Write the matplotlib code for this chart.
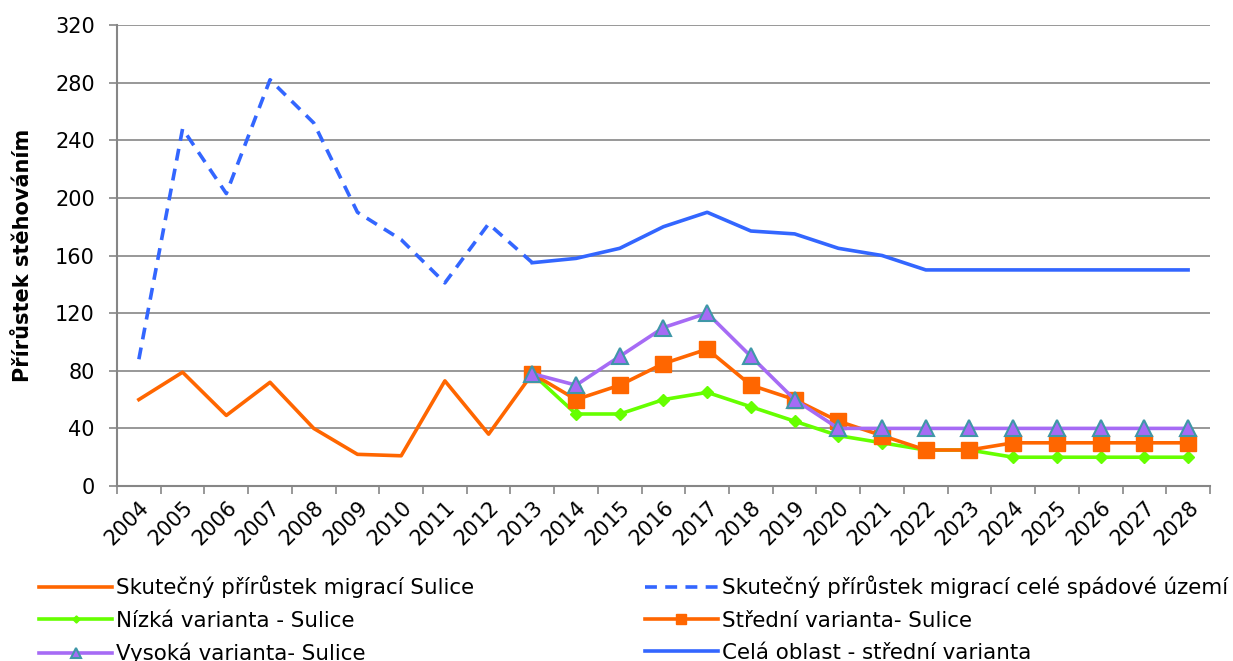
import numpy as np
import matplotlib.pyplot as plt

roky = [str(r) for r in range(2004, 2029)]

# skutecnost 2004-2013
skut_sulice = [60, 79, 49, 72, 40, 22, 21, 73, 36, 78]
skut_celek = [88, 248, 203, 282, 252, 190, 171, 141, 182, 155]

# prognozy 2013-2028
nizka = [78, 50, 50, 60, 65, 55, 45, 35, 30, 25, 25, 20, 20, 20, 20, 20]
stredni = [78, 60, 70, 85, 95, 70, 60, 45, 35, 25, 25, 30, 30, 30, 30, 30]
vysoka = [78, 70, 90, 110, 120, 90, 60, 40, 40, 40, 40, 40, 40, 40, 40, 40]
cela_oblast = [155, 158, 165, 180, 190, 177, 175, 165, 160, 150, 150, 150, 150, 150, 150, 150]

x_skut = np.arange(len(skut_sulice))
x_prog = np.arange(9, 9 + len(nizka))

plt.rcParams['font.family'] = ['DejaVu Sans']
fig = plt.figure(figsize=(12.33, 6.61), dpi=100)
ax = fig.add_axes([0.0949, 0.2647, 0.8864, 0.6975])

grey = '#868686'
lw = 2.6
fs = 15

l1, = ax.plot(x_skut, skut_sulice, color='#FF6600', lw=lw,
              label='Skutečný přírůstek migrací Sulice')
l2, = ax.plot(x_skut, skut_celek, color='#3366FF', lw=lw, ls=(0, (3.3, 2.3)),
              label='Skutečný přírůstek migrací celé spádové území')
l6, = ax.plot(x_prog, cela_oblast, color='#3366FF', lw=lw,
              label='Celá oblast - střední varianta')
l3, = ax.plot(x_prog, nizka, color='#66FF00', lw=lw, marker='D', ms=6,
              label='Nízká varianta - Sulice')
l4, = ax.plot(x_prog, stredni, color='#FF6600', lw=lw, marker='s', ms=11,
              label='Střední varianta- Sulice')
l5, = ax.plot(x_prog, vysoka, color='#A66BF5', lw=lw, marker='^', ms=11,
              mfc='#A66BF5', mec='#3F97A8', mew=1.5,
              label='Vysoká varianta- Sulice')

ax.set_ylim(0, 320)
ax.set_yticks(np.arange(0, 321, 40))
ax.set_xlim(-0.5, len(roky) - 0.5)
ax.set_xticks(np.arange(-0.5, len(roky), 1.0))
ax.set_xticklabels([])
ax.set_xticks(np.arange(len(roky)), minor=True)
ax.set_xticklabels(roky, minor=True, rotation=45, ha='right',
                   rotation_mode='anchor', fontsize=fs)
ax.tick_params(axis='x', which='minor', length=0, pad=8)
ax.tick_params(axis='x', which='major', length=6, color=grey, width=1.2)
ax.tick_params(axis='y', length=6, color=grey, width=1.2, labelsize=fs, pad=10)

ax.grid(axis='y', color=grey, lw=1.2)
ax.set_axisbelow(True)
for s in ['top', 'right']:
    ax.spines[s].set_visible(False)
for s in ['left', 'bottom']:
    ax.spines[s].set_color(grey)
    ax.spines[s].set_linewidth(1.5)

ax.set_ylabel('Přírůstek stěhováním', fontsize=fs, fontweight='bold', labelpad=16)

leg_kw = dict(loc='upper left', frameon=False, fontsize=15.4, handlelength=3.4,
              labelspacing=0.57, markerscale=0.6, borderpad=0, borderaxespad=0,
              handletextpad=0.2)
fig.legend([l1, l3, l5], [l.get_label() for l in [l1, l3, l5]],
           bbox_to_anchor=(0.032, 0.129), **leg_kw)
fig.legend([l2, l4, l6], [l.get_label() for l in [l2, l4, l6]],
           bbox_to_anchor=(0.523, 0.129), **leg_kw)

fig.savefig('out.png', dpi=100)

========

WHAT YOU ARE ASKED TO DO:
Omit the pictures and output all of the other material exactly.

COMPLETED EXERCISE:
Write the matplotlib code for this chart.
import numpy as np
import matplotlib.pyplot as plt

roky = [str(r) for r in range(2004, 2029)]

# skutecnost 2004-2013
skut_sulice = [60, 79, 49, 72, 40, 22, 21, 73, 36, 78]
skut_celek = [88, 248, 203, 282, 252, 190, 171, 141, 182, 155]

# prognozy 2013-2028
nizka = [78, 50, 50, 60, 65, 55, 45, 35, 30, 25, 25, 20, 20, 20, 20, 20]
stredni = [78, 60, 70, 85, 95, 70, 60, 45, 35, 25, 25, 30, 30, 30, 30, 30]
vysoka = [78, 70, 90, 110, 120, 90, 60, 40, 40, 40, 40, 40, 40, 40, 40, 40]
cela_oblast = [155, 158, 165, 180, 190, 177, 175, 165, 160, 150, 150, 150, 150, 150, 150, 150]

x_skut = np.arange(len(skut_sulice))
x_prog = np.arange(9, 9 + len(nizka))

plt.rcParams['font.family'] = ['DejaVu Sans']
fig = plt.figure(figsize=(12.33, 6.61), dpi=100)
ax = fig.add_axes([0.0949, 0.2647, 0.8864, 0.6975])

grey = '#868686'
lw = 2.6
fs = 15

l1, = ax.plot(x_skut, skut_sulice, color='#FF6600', lw=lw,
              label='Skutečný přírůstek migrací Sulice')
l2, = ax.plot(x_skut, skut_celek, color='#3366FF', lw=lw, ls=(0, (3.3, 2.3)),
              label='Skutečný přírůstek migrací celé spádové území')
l6, = ax.plot(x_prog, cela_oblast, color='#3366FF', lw=lw,
              label='Celá oblast - střední varianta')
l3, = ax.plot(x_prog, nizka, color='#66FF00', lw=lw, marker='D', ms=6,
              label='Nízká varianta - Sulice')
l4, = ax.plot(x_prog, stredni, color='#FF6600', lw=lw, marker='s', ms=11,
              label='Střední varianta- Sulice')
l5, = ax.plot(x_prog, vysoka, color='#A66BF5', lw=lw, marker='^', ms=11,
              mfc='#A66BF5', mec='#3F97A8', mew=1.5,
              label='Vysoká varianta- Sulice')

ax.set_ylim(0, 320)
ax.set_yticks(np.arange(0, 321, 40))
ax.set_xlim(-0.5, len(roky) - 0.5)
ax.set_xticks(np.arange(-0.5, len(roky), 1.0))
ax.set_xticklabels([])
ax.set_xticks(np.arange(len(roky)), minor=True)
ax.set_xticklabels(roky, minor=True, rotation=45, ha='right',
                   rotation_mode='anchor', fontsize=fs)
ax.tick_params(axis='x', which='minor', length=0, pad=8)
ax.tick_params(axis='x', which='major', length=6, color=grey, width=1.2)
ax.tick_params(axis='y', length=6, color=grey, width=1.2, labelsize=fs, pad=10)

ax.grid(axis='y', color=grey, lw=1.2)
ax.set_axisbelow(True)
for s in ['top', 'right']:
    ax.spines[s].set_visible(False)
for s in ['left', 'bottom']:
    ax.spines[s].set_color(grey)
    ax.spines[s].set_linewidth(1.5)

ax.set_ylabel('Přírůstek stěhováním', fontsize=fs, fontweight='bold', labelpad=16)

leg_kw = dict(loc='upper left', frameon=False, fontsize=15.4, handlelength=3.4,
              labelspacing=0.57, markerscale=0.6, borderpad=0, borderaxespad=0,
              handletextpad=0.2)
fig.legend([l1, l3, l5], [l.get_label() for l in [l1, l3, l5]],
           bbox_to_anchor=(0.032, 0.129), **leg_kw)
fig.legend([l2, l4, l6], [l.get_label() for l in [l2, l4, l6]],
           bbox_to_anchor=(0.523, 0.129), **leg_kw)

fig.savefig('out.png', dpi=100)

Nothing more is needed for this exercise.